SAATI is a voluntary, pan-European partnership of individuals, from a variety of backgrounds including clinicians, health promotion experts and industry among others, who have coalesced around a shared commitment to tackle low public awareness of the risk and burden of vaccine-preventable diseases.
In November 2013, SAATI published, ‘Adult vaccination: a key component of healthy ageing. Benefits of life-course immunisation in Europe’. Seven vaccine-preventable diseases were focussed on: flu, pneumonia, herpes zoster, invasive pneumococcal disease, pertussis, diphtheria and tetanus.
This report, ‘Immune response. Adult immunisation in the UK’, incorporates evidence emerging from the SAATI report but takes a UK perspective on the findings.

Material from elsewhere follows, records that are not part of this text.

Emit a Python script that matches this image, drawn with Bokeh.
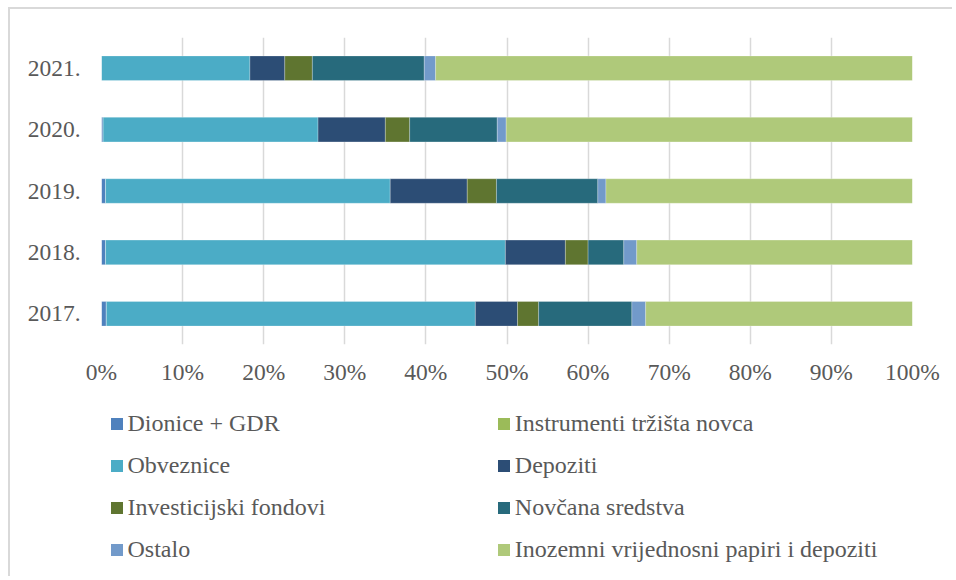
from bokeh.plotting import figure
from bokeh.layouts import column
from bokeh.models import FactorRange, Range1d, FixedTicker, Legend, LegendItem
from bokeh.embed import file_html
from bokeh.resources import INLINE

years = ["2017.", "2018.", "2019.", "2020.", "2021."]
series = ["Dionice + GDR", "Instrumenti tržišta novca", "Obveznice", "Depoziti",
          "Investicijski fondovi", "Novčana sredstva", "Ostalo",
          "Inozemni vrijednosni papiri i depoziti"]
dionice = [0.6, 0.5, 0.5, 0.2, 0.0]
instrumenti = [0.0, 0.0, 0.0, 0.0, 0.0]
obveznice = [45.5, 49.3, 35.1, 26.5, 18.3]
depoziti = [5.2, 7.4, 9.5, 8.3, 4.3]
fondovi = [2.6, 2.8, 3.6, 3.0, 3.4]
novcana = [11.5, 4.4, 12.5, 10.8, 13.8]
ostalo = [1.7, 1.6, 1.0, 1.1, 1.4]
inozemni = [32.9, 34.0, 37.8, 50.1, 58.8]
x_ticks = [0, 10, 20, 30, 40, 50, 60, 70, 80, 90, 100]
x_tick_labels = ["0%", "10%", "20%", "30%", "40%", "50%", "60%", "70%", "80%", "90%", "100%"]

colors = ["#4F81BD", "#9BBB59", "#4BACC6", "#2C4D75", "#5F7530", "#276A7C", "#729ACA", "#AFC97A"]

keys = ["s0", "s1", "s2", "s3", "s4", "s5", "s6", "s7"]
source = dict(years=years, s0=dionice, s1=instrumenti, s2=obveznice, s3=depoziti,
              s4=fondovi, s5=novcana, s6=ostalo, s7=inozemni)

FONT = "Liberation Serif"
TXT = "#595959"
BORDER = "2px solid #d9d9d9"
W = 944

# ---- chart ----
p = figure(width=W, height=386, output_backend="svg", toolbar_location=None,
           y_range=FactorRange(*years, range_padding=0), x_range=Range1d(0, 100),
           min_border_left=91, min_border_top=28, min_border_right=42, min_border_bottom=51)

p.hbar_stack(keys, y="years", height=0.4, color=colors, source=source,
             line_color="#ffffff", line_width=0.5, line_alpha=0.5)

p.outline_line_color = None
p.xaxis.ticker = FixedTicker(ticks=x_ticks)
p.xaxis.major_label_overrides = {t: l for t, l in zip(x_ticks, x_tick_labels)}
p.xgrid.ticker = FixedTicker(ticks=x_ticks)
p.xgrid.grid_line_color = "#d9d9d9"
p.xgrid.grid_line_width = 1.5
p.ygrid.grid_line_color = None

for ax in (p.xaxis, p.yaxis):
    ax.axis_line_color = None
    ax.major_tick_line_color = None
    ax.minor_tick_line_color = None
    ax.major_tick_out = 0
    ax.major_tick_in = 0
    ax.major_label_text_font = FONT
    ax.major_label_text_font_size = "23.5px"
    ax.major_label_text_color = TXT
p.xaxis.major_label_standoff = 14
p.yaxis.major_label_standoff = 21
p.styles = {"margin-left": "8px", "margin-top": "7px", "border-left": BORDER, "border-top": BORDER}

# ---- legend (swatch renderers hold no drawable data) ----
q = figure(width=W, height=183, output_backend="svg", toolbar_location=None,
           x_range=Range1d(0, 1), y_range=Range1d(0, 1),
           x_axis_type=None, y_axis_type=None,
           min_border_left=0, min_border_right=0, min_border_top=0, min_border_bottom=0)
q.outline_line_color = None
q.xgrid.visible = False
q.ygrid.visible = False

nan = float("nan")
swatches = [q.hbar(y=[nan], right=[nan], height=1, fill_color=c, line_color=None) for c in colors]

def make_legend(idx, vx):
    items = [LegendItem(label=series[i], renderers=[swatches[i]]) for i in idx]
    return Legend(items=items, location=(vx, 13), orientation="vertical",
                  glyph_width=15, glyph_height=15, label_standoff=4,
                  label_height=28, spacing=14, padding=0, margin=0,
                  border_line_color=None, background_fill_alpha=0,
                  label_text_font=FONT, label_text_font_size="24px",
                  label_text_color=TXT)

q.add_layout(make_legend([0, 2, 4, 6], 7.5), "center")
q.add_layout(make_legend([1, 3, 5, 7], 394.8), "center")
q.styles = {"margin-left": "8px", "border-left": BORDER}

layout = column(p, q, spacing=0)
open("out.html", "w").write(file_html(layout, INLINE))
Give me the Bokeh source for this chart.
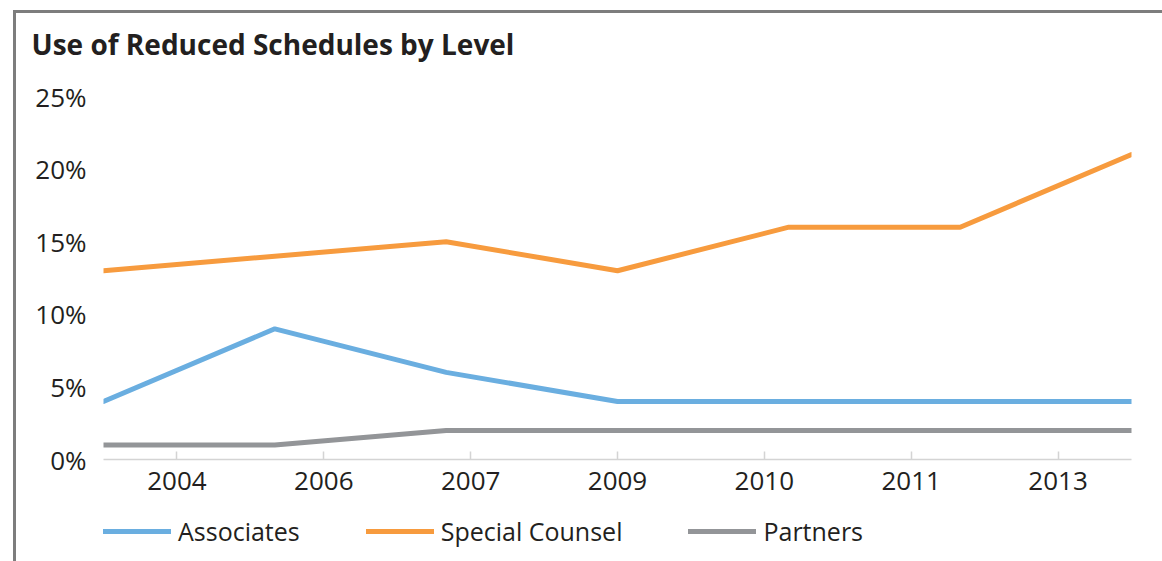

A focus group involving key experts from the immunisation policy landscape in the UK, including those involved in front-line delivery informed findings. This report has been funded through an unrestricted educational grant from Pfizer International Operations.
The case for adult immunisation as set out in the report includes:
Vaccination has an instrumental role to play as a preventative public health intervention, within broader healthy ageing strategies,
A greater focus on the vaccination of older adults is particularly important due to immunosenescence, antimicrobial resistance and global migration,
There is strong evidence regarding the cost effectiveness of adult immunisation as a public health intervention; utility of immunisation as a cost effective measure was found for four of the seven vaccine-preventable diseases within the EU SAATI report, while for the other three vaccines, a lack of studies meant that this analysis could not be undertaken.
The report highlights a number of policy recommendations that include:
• Joint Strategic Needs Assessments (JSNA’s) should take a life-course approach to Immunisation,
• Health and Wellbeing Boards should ensure that that life-course vaccination is adequately considered as part of health planning andb commissioning,
• Commissioning arrangements for immunisation should support the uptake of adult vaccination.
The report provides a strong rationale for adopting a life-course approach to immunisation within the context of healthy ageing.